Feb 6, 2018 10:57 am (IST)
Edelweiss Securities says it’s the right time to enter the markets.
Nikkei Down 7.1%, Japanese Officials Downplay Concerns
Top Japanese officials are seeking to downplay concerns about plunging share prices, pointing to strong growth and corporate earnings as reasons for calm. The comments came as the benchmark Nikkei 225 index dipped 7.1 percent in Tuesday afternoon (local time) trading, before recovering slightly. A short time later, the index was down 6.5 percent at 21,205.03. Japanese Finance Minister Taro Aso said he didn't want to comment on share prices, but he did ask reporters if corporate performances were getting worse, indicating they are not. Toshimitsu Motegi, an economy minister, said he was watching market movements closely but that the economy was stable and improving. By early afternoon in Asia, Dow and S&P futures were both down more than 4 percent, suggesting a weak open for US markets.

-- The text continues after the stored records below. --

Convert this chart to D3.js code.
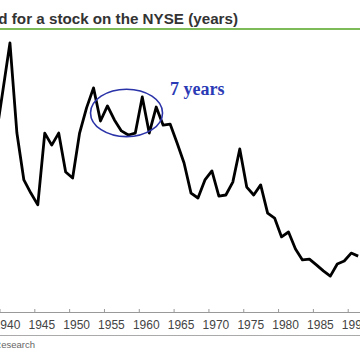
<!DOCTYPE html>
<html><head><meta charset="utf-8">
<script src="https://cdn.jsdelivr.net/npm/d3@7"></script>
<style>
html,body{margin:0;padding:0;background:#fff;}
svg{display:block;}
</style></head>
<body>
<script>
const years = [1939,1940,1941,1942,1943,1944,1945,1946,1947,1948,1949,1950,1951,1952,1953,1954,1955,1956,1957,1958,1959,1960,1961,1962,1963,1964,1965,1966,1967,1968,1969,1970,1971,1972,1973,1974,1975,1976,1977,1978,1979,1980,1981,1982,1983,1984,1985,1986,1987,1988,1989,1990,1991];
const holding = [6.39,8.10,9.82,6.53,4.82,4.34,3.91,6.53,6.09,6.53,5.11,4.89,6.53,7.45,8.18,6.97,7.52,7.01,6.61,6.46,6.53,7.85,6.53,7.48,6.82,6.86,6.17,5.44,4.34,4.16,4.82,5.15,4.23,4.27,4.74,5.95,4.56,4.27,4.64,3.61,3.43,2.74,2.92,2.30,1.90,1.93,1.72,1.50,1.31,1.75,1.86,2.15,2.04];
const labelYears = [1940,1945,1950,1955,1960,1965,1970,1975,1980,1985,1990];
const titleText = "Average holding period for a stock on the NYSE (years)";
const annotationText = "7 years";
const sourceText = "Source: Research";
// annotation ellipse extent (years, values)
const ellipseYears = [1952.57, 1962.91];
const ellipseValues = [6.40, 8.13];

const W = 360, H = 360;
const svg = d3.select("body").append("svg").attr("width", W).attr("height", H);

const x = d3.scaleLinear().domain([1945, 1990]).range([37.8, 351.2]);
const y = d3.scaleLinear().domain([0, 10]).range([312, 38]);

// title
svg.append("text")
  .attr("x", 238).attr("y", 24)
  .attr("text-anchor", "end")
  .attr("font-family", "Liberation Sans, Arial, sans-serif")
  .attr("font-weight", "bold")
  .attr("font-size", 15.2)
  .attr("fill", "#333")
  .text(titleText);

svg.append("rect").attr("x", 0).attr("y", 28).attr("width", W).attr("height", 2).attr("fill", "#7dba58");

// tick marks (at category boundaries)
const tickAxis = d3.axisBottom(x)
  .tickValues(labelYears.map(d => d - 0.5))
  .tickSizeInner(-3).tickSizeOuter(0).tickFormat("");
const gT = svg.append("g").attr("transform", "translate(0,312)").call(tickAxis);
gT.select(".domain").remove();
gT.selectAll(".tick line").attr("stroke", "#999").attr("stroke-width", 1);
svg.append("line").attr("x1", 0).attr("x2", W).attr("y1", 312.5).attr("y2", 312.5)
  .attr("stroke", "#999").attr("stroke-width", 1);

// labels
const labAxis = d3.axisBottom(x).tickValues(labelYears).tickSize(0).tickFormat(d3.format("d"));
const gL = svg.append("g").attr("transform", "translate(0,312)").call(labAxis);
gL.select(".domain").remove();
gL.selectAll(".tick text")
  .attr("dx", 3.5).attr("y", 17.3).attr("dy", 0)
  .attr("font-family", "Liberation Sans, Arial, sans-serif")
  .attr("font-size", 12)
  .attr("fill", "#444");

svg.append("line").attr("x1", 0).attr("x2", W).attr("y1", 335.5).attr("y2", 335.5)
  .attr("stroke", "#aaa").attr("stroke-width", 1);

svg.append("text")
  .attr("x", 35).attr("y", 347.5)
  .attr("text-anchor", "end")
  .attr("font-family", "Liberation Sans, Arial, sans-serif")
  .attr("font-size", 9.5)
  .attr("fill", "#666")
  .text(sourceText);

// line
const data = years.map((yr, i) => ({yr, v: holding[i]}));
svg.append("path")
  .datum(data)
  .attr("fill", "none")
  .attr("stroke", "#000")
  .attr("stroke-width", 2.8)
  .attr("stroke-linejoin", "round")
  .attr("d", d3.line().x(d => x(d.yr)).y(d => y(d.v)));

// ellipse annotation
svg.append("ellipse")
  .attr("cx", (x(ellipseYears[0]) + x(ellipseYears[1])) / 2)
  .attr("cy", (y(ellipseValues[0]) + y(ellipseValues[1])) / 2)
  .attr("rx", (x(ellipseYears[1]) - x(ellipseYears[0])) / 2)
  .attr("ry", (y(ellipseValues[0]) - y(ellipseValues[1])) / 2)
  .attr("fill", "none")
  .attr("stroke", "#2b33a8")
  .attr("stroke-width", 1.6);

svg.append("text")
  .attr("x", 170).attr("y", 95)
  .attr("font-family", "Liberation Serif, Times New Roman, serif")
  .attr("font-weight", "bold")
  .attr("font-size", 18)
  .attr("fill", "#2b3ab5")
  .text(annotationText);
</script>
</body></html>
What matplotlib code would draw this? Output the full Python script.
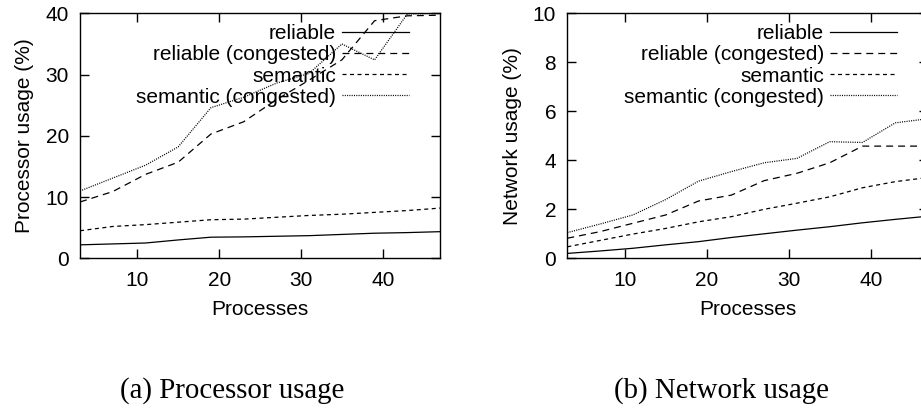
import matplotlib
matplotlib.use("Agg")
import matplotlib.pyplot as plt

# number of processes
processes = [3, 7, 11, 15, 19, 23, 27, 31, 35, 39, 43, 47]

# processor usage (%)
cpu_reliable = [2.2, 2.35, 2.5, 3.0, 3.45, 3.5, 3.6, 3.7, 3.9, 4.1, 4.2, 4.35]
cpu_reliable_cong = [9.2, 10.9, 13.7, 15.7, 20.3, 22.3, 25.9, 29.1, 32.4, 38.8, 39.6, 39.7]
cpu_semantic = [4.5, 5.2, 5.5, 5.9, 6.3, 6.4, 6.7, 7.0, 7.2, 7.5, 7.8, 8.2]
cpu_semantic_cong = [11.0, 13.1, 15.2, 18.2, 24.6, 26.3, 28.6, 30.2, 35.0, 32.4, 39.9, 40.0]

# network usage (%)
net_reliable = [0.2, 0.3, 0.41, 0.55, 0.68, 0.85, 1.0, 1.15, 1.29, 1.45, 1.59, 1.72]
net_reliable_cong = [0.82, 1.09, 1.43, 1.77, 2.34, 2.58, 3.17, 3.47, 3.9, 4.58, 4.58, 4.58]
net_semantic = [0.47, 0.73, 0.99, 1.22, 1.49, 1.7, 2.0, 2.25, 2.51, 2.88, 3.13, 3.3]
net_semantic_cong = [1.05, 1.4, 1.77, 2.4, 3.15, 3.54, 3.9, 4.08, 4.76, 4.73, 5.53, 5.7]

labels = ["reliable", "reliable (congested)", "semantic", "semantic (congested)"]
styles = ["-", (0, (5, 3.6)), (0, (2.9, 2.5)), (0, (0.75, 0.9))]

plt.rcParams["font.family"] = ["Liberation Sans", "DejaVu Sans"]
plt.rcParams["lines.scale_dashes"] = False
plt.rcParams["axes.linewidth"] = 1.0


def draw_panel(ax, series, ymax, ystep, ylabel):
    for vals, lab, ls in zip(series, labels, styles):
        ax.plot(processes, vals, color="black", linestyle=ls, linewidth=0.9, label=lab)
    ax.set_xlim(3, 47)
    ax.set_ylim(0, ymax)
    ax.set_xticks([10, 20, 30, 40])
    ax.set_yticks(list(range(0, ymax + 1, ystep)))
    ax.tick_params(direction="in", length=6.5, width=1.0, top=True, right=True,
                   labelsize=15)
    ax.tick_params(axis="x", pad=9)
    ax.tick_params(axis="y", pad=8)
    ax.set_xlabel("Processes", fontsize=15, labelpad=7)
    ax.set_ylabel(ylabel, fontsize=15, labelpad=8)
    ax.legend(loc="upper right", bbox_to_anchor=(0.914, 0.955), frameon=False,
              markerfirst=False, fontsize=15, handlelength=3.2, handletextpad=0.3,
              labelspacing=0.1, borderpad=0, borderaxespad=0)


fig = plt.figure(figsize=(9.21, 4.11), dpi=100)
ax1 = fig.add_axes([0.0869, 0.3715, 0.3909, 0.596])
ax2 = fig.add_axes([0.616, 0.3715, 0.3917, 0.596])

draw_panel(ax1, [cpu_reliable, cpu_reliable_cong, cpu_semantic, cpu_semantic_cong],
           40, 10, "Processor usage (%)")
draw_panel(ax2, [net_reliable, net_reliable_cong, net_semantic, net_semantic_cong],
           10, 2, "Network usage (%)")

fig.text(0.252, 0.049, "(a) Processor usage", ha="center", va="center",
         family="Liberation Serif", fontsize=20.8)
fig.text(0.783, 0.049, "(b) Network usage", ha="center", va="center",
         family="Liberation Serif", fontsize=20.8)

fig.savefig("out.png", dpi=100)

Feb 6, 2018 10:50 am (IST)
EXPERT SPEAK |Sanjay Mookim of Bank of America Merrill Lynch says this is not the time to buy midcaps. “When market is underperforming, low PE stocks will perform well.”
The BSE had opened at 33,543.20 points, while the 50-share Nifty opened at 10,290.50 points. Both indices had already been reeling under the Long-Term Capital Gains tax on equity gains of more than Rs 1 lakh since the Budget.

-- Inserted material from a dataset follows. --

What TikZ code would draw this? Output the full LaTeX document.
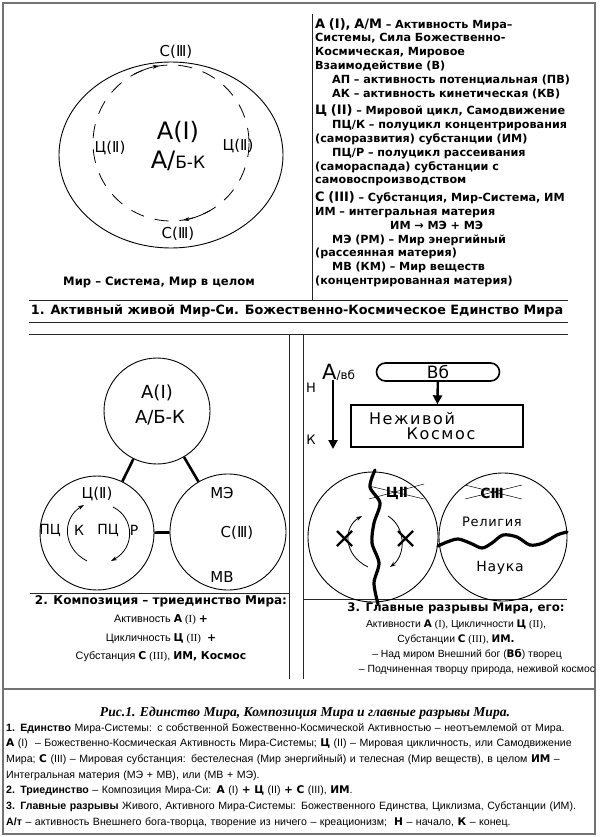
\documentclass[tikz,border=0pt]{standalone}
\usepackage{fontspec}
\setmainfont{Liberation Sans}
\newfontfamily\handfont{DejaVu Sans}
\newfontfamily\heavyfont{DejaVu Sans}
\newfontfamily\romfont{Liberation Serif}
\usetikzlibrary{arrows.meta, positioning}
\newcommand{\blk}[1]{{\heavyfont\bfseries #1}}

\tikzset{
  frameline/.style={draw=black!55, line width=1.2pt},
  rule/.style={draw=black!85, line width=0.9pt},
  world/.style={draw, circle, line width=0.9pt, inner sep=0pt},
  bond/.style={line width=2.6pt},
  hand/.style={font=\handfont\fontsize{15}{17}\selectfont, inner sep=0pt},
  turn/.style={line width=0.8pt, -{Stealth[length=6pt, width=4pt]}},
  crack/.style={line width=3.2pt, line cap=round, line join=round},
  strike/.style={line width=0.5pt},
  cross/.style={line width=2.2pt},
  bigarrow/.style={line width=2.4pt, -{Triangle[length=9pt, width=9pt]}},
  legendtext/.style={font=\heavyfont\bfseries\fontsize{11.2}{13.8}\selectfont, text width=262pt, align=left, inner sep=0pt},
  paneltitle/.style={font=\heavyfont\bfseries\fontsize{12}{14}\selectfont, inner sep=0pt},
}

\begin{document}
\begin{tikzpicture}[x=1pt, y=-1pt]
\useasboundingbox (0,0) rectangle (600,837);

% frame and rules
\draw[frameline] (3,3) rectangle (595,834);
\draw[frameline] (3,689) -- (595,689);
\draw[rule] (312,14) -- (312,300);
\draw[rule] (29,300) -- (568,300);
\draw[rule] (29,322) -- (568,322);
\draw[rule] (29,334) -- (568,334);
\draw[rule] (289,334) -- (289,679);
\draw[rule] (303,334) -- (303,679);
\draw[rule] (30,593) -- (289,593);
\draw[rule] (303,599) -- (567,599);

% World-System circle
\draw[line width=0.9pt] (171,155) ellipse [x radius=112, y radius=93];
\draw[line width=0.8pt, dash pattern=on 14pt off 11pt] (171,143) circle [radius=78];
\draw[turn] (171,143) ++(-118:78) arc[start angle=-118, end angle=-99, radius=78];
\draw[turn] (171,143) ++(60:78) arc[start angle=60, end angle=81, radius=78];
\node[hand] (ctop) at (176,52) {С(Ⅲ)};
\node[hand] (cbot) at (178,234) {С(Ⅲ)};
\node[hand] (cleft) at (110,148) {Ц(Ⅱ)};
\node[hand] (cright) at (238,146) {Ц(Ⅱ)};
\node[hand, font=\handfont\fontsize{24}{24}\selectfont] (core) at (178,132) {А(Ⅰ)};
\node[hand, below=8pt of core] (corebk) {{\fontsize{24}{24}\selectfont А/}{\fontsize{17}{17}\selectfont Б-К}};
\node[paneltitle, font=\heavyfont\bfseries\fontsize{11.6}{13}\selectfont] (wtitle) at (159,282) {Мир – Система, Мир в целом};

% legend
\node[legendtext, anchor=north west] (legend) at (315,18) {%
{\fontsize{13}{14}\selectfont А (I), А/М} – Активность Мира–\\
Системы, Сила Божественно-\\
Космическая, Мировое\\
Взаимодействие (В)\\
\hspace*{17pt}АП – активность потенциальная (ПВ)\\
\hspace*{17pt}АК – активность кинетическая (КВ)\\[4pt]
{\fontsize{13}{14}\selectfont Ц (II)} – Мировой цикл, Самодвижение\\
\hspace*{17pt}ПЦ/К – полуцикл концентрирования\\
(саморазвития) субстанции (ИМ)\\
\hspace*{17pt}ПЦ/Р – полуцикл рассеивания\\
(самораспада) субстанции с\\
самовоспроизводством\\[4pt]
{\fontsize{13}{14}\selectfont С (III)} – Субстанция, Мир-Система, ИМ\\
ИМ – интегральная материя\\
\hspace*{75pt}ИМ → МЭ + МЭ\\
\makebox[256pt][s]{\hspace*{17pt}МЭ (РМ) – Мир энергийный}\\
(рассеянная материя)\\
\makebox[256pt][s]{\hspace*{17pt}МВ (КМ) – Мир веществ}\\
(концентрированная материя)};

% title band
\node[paneltitle, font=\heavyfont\bfseries\fontsize{12.8}{14}\selectfont] (band) at (297,311) {1. Активный живой Мир-Си. Божественно-Космическое Единство Мира};

% Composition: three worlds
\node[world, minimum size=106pt] (act) at (157,411) {};
\node[world, minimum size=114pt] (cyc) at (97,533) {};
\node[world, minimum size=116pt] (sub) at (228,532) {};
\draw[bond] (act) -- (cyc);
\draw[bond] (act) -- (sub);
\draw[bond] (cyc) -- (sub);
\node[hand, font=\handfont\fontsize{18}{18}\selectfont] (acta) at (157,393) {А(Ⅰ)};
\node[hand, font=\handfont\fontsize{18}{18}\selectfont] (actb) at (160,418) {А/Б-К};
\node[hand] (cyct) at (97,494) {Ц(Ⅱ)};
\node[hand, font=\handfont\fontsize{14}{14}\selectfont] (pck) at (50,530) {ПЦ};
\node[hand, font=\handfont\fontsize{14}{14}\selectfont] (kk) at (79,530) {К};
\node[hand, font=\handfont\fontsize{14}{14}\selectfont] (pcr) at (108,530) {ПЦ};
\node[hand, font=\handfont\fontsize{14}{14}\selectfont] (rr) at (134,530) {Р};
\draw[turn] (87,561) .. controls (62,548) and (62,518) .. (84,505);
\draw[turn] (113,507) .. controls (135,518) and (135,548) .. (111,561);
\node[hand] (me) at (222,493) {МЭ};
\node[hand] (subc) at (237,533) {С(Ⅲ)};
\node[hand] (mv) at (222,577) {МВ};

\node[anchor=north, align=center, inner sep=0pt, font=\fontsize{10.8}{18.5}\selectfont] (comp) at (161,595) {%
\blk{\fontsize{12}{14}\selectfont 2. Композиция – триединство Мира:}\\
Активность \blk{А} {\romfont (I)} \blk{+}\\
Цикличность \blk{Ц} {\romfont (II)} \ \blk{+}\\
Субстанция \blk{С} {\romfont (III)}, \blk{ИМ, Космос}};

% Breaks of the World
\node[hand, font=\handfont\fontsize{13}{13}\selectfont] (nach) at (311,388) {Н};
\node[hand, font=\handfont\fontsize{13}{13}\selectfont] (kon) at (311,440) {К};
\node[hand, anchor=south west] (ext) at (322,381) {{\fontsize{21}{21}\selectfont А}{\fontsize{12}{12}\selectfont /вб}};
\coordinate (kend) at (333,449);
\draw[bigarrow] (333,380) -- (kend);
\node[draw, rounded corners=9pt, line width=1.6pt, minimum width=123pt, minimum height=18pt, hand, font=\handfont\fontsize{17}{17}\selectfont] (god) at (438,372) {Вб};
\node[draw, line width=1.4pt, minimum width=172pt, minimum height=42pt, align=center, hand, font=\handfont\fontsize{16}{15}\selectfont\addfontfeature{LetterSpace=10}] (cosmos) at (437,426) {\hspace*{-50pt}Неживой\\\hspace*{8pt}Космос};
\draw[bigarrow] (god) -- (cosmos);

\node[world, minimum size=130pt] (split) at (373,537) {};
\node[world, minimum size=128pt] (faith) at (503,537) {};
\node[hand, font=\handfont\bfseries\fontsize{14}{14}\selectfont] (cycx) at (397,493) {ЦⅡ};
\draw[strike] (369,486) -- (424,499) (369,499) -- (424,484);
\node[hand, font=\handfont\bfseries\fontsize{14}{14}\selectfont] (subx) at (492,493) {СⅢ};
\draw[strike] (465,485) -- (522,499) (465,499) -- (522,485);
\draw[turn] (368,567) .. controls (343,555) and (343,527) .. (362,516);
\draw[turn] (388,516) .. controls (406,527) and (406,555) .. (390,567);
\draw[cross] (337,531) -- (352,546) (337,546) -- (352,531);
\draw[cross] (398,531) -- (413,546) (398,546) -- (413,531);
\draw[crack] plot[smooth] coordinates {(375,470) (370,487) (380,503) (374,523) (372,543) (379,563) (374,583) (378,604)};
\draw[crack] plot[smooth] coordinates {(438,546) (447,542) (458,539) (470,543) (482,548) (492,543) (503,535) (517,537) (530,545) (543,543) (557,535) (567,532)};
\node[hand, font=\handfont\fontsize{13}{13}\selectfont\addfontfeature{LetterSpace=5}] (rel) at (492,522) {Религия};
\node[hand, font=\handfont\fontsize{14}{14}\selectfont\addfontfeature{LetterSpace=5}] (sci) at (500,568) {Наука};

\node[anchor=north, align=center, inner sep=0pt, font=\fontsize{10.4}{15}\selectfont] (breaks) at (456,603) {%
\blk{\fontsize{11.8}{14}\selectfont 3. Главные разрывы Мира, его:}\\[1pt]
Активности \blk{А} {\romfont (I)}, Цикличности \blk{Ц} {\romfont (II)},\\
Субстанции \blk{С} {\romfont (III)}, \blk{ИМ.}\\
\hspace*{22pt}– Над миром Внешний бог (\blk{Вб}) творец\\
\hspace*{42pt}– Подчиненная творцу природа, неживой космос};

% figure caption
\node[font=\romfont\bfseries\itshape\fontsize{13.6}{15}\selectfont, inner sep=0pt] (figcap) at (305,713) {Рис.1. Единство Мира, Композиция Мира и главные разрывы Мира.};
\node[anchor=north west, inner sep=0pt, text width=589pt, align=left, font=\fontsize{10.6}{15.7}\selectfont] (notes) at (6,723) {%
\textbf{1. Единство} Мира-Системы: с собственной Божественно-Космической Активностью – неотъемлемой от Мира.\\
\makebox[589pt][s]{\blk{А} (I) \ – Божественно-Космическая Активность Мира-Системы; \blk{Ц} (II) – Мировая цикличность, или Самодвижение}\\
\makebox[589pt][s]{Мира; \blk{С} (III) – Мировая субстанция: бестелесная (Мир энергийный) и телесная (Мир веществ), в целом \blk{ИМ} –}\\
Интегральная материя (МЭ + МВ), или (МВ + МЭ).\\
\textbf{2. Триединство} – Композиция Мира-Си: \blk{А} (I) \blk{+ Ц} (II) \blk{+ С} (III), \blk{ИМ}.\\
\textbf{3. Главные разрывы} Живого, Активного Мира-Системы: Божественного Единства, Циклизма, Субстанции (ИМ).\\
\textbf{А/т} – активность Внешнего бога-творца, творение из ничего – креационизм; \ \blk{Н} – начало, \blk{К} – конец.};
\end{tikzpicture}
\end{document}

Feb 6, 2018 10:46 am (IST)
India's Gold Demand Up 9% in 2017
India's gold demand grew by 9.1 percent to 727 tonne in 2017 due to low prices coinciding with Dhanteras, positive economic backdrop and improved consumer sentiment especially in rural areas, according to a World Gold Council (WGC) report. The total demand stood at 666.1 tonnes in 2016, WGC said in its latest Gold Demand Trends report. "The demand was mainly driven by jewellery, which grew as GST stabilised, stock markets performed well and GDP growth leading to better economy and consumer sentiment, particularly in the rural areas, as the effect of demonetisation wore off," WGC Managing Director, India, Somasundaram PR told news agency PTI. Also, the government's decision to remove anti-money laundering regulation, the Prevention of Money Laundering Act (PMLA), from jewellery helped boost demand.
Feb 6, 2018 10:45 am (IST)
Gold Steadies After Friday's Slide
Gold prices steadied on Monday as a slide in stock markets helped the precious metal claw back some lost ground after logging its biggest one-day loss in two months in the previous session. Prices fell 1.2 percent on Friday after stronger-than-expected US payrolls data shored up expectations that a pickup in inflation would spur further US interest rate hikes this year. That boosted the US dollar, in which gold is priced. The greenback rose slightly on Monday, while stock markets were routed around the globe as resurgent US inflation raised the possibility that the Federal Reserve would tighten policy more aggressively than previously expected. Spot gold steadied at $1,334.40 an ounce by 1:34 pm EST (00:04 IST), still well below late January's 17-month high of $1,366.07. US gold futures for April delivery settled down 80 cents, or 0.1 percent, at $1,336.50.
Feb 6, 2018 10:42 am (IST)
Bulls argue that strong US corporate earnings, including a boost from the Donald Trump administration's tax cuts, will ultimately support market valuations. Bears, including short sellers that bet on the market decline, say that the market is over-stretched in the context of rising bond yields as central banks withdraw their easy money policies of recent years. The US stock market has climbed to record peaks since President Donald Trump's election, on the prospect of tax cuts, corporate deregulation and infrastructure spending, and it remains up 23.8 percent since his victory. Trump has frequently taken credit for the rise of the stock market during his presidency, though the rally and economic recovery was well underway during the Obama administration. As the stock market fell on Monday, the White House said the fundamentals of the US economy are strong. US economic growth was running at a 2.6 annualised rate in the fourth quarter last year and the unemployment rate is at a 17-year low of 4.1 percent.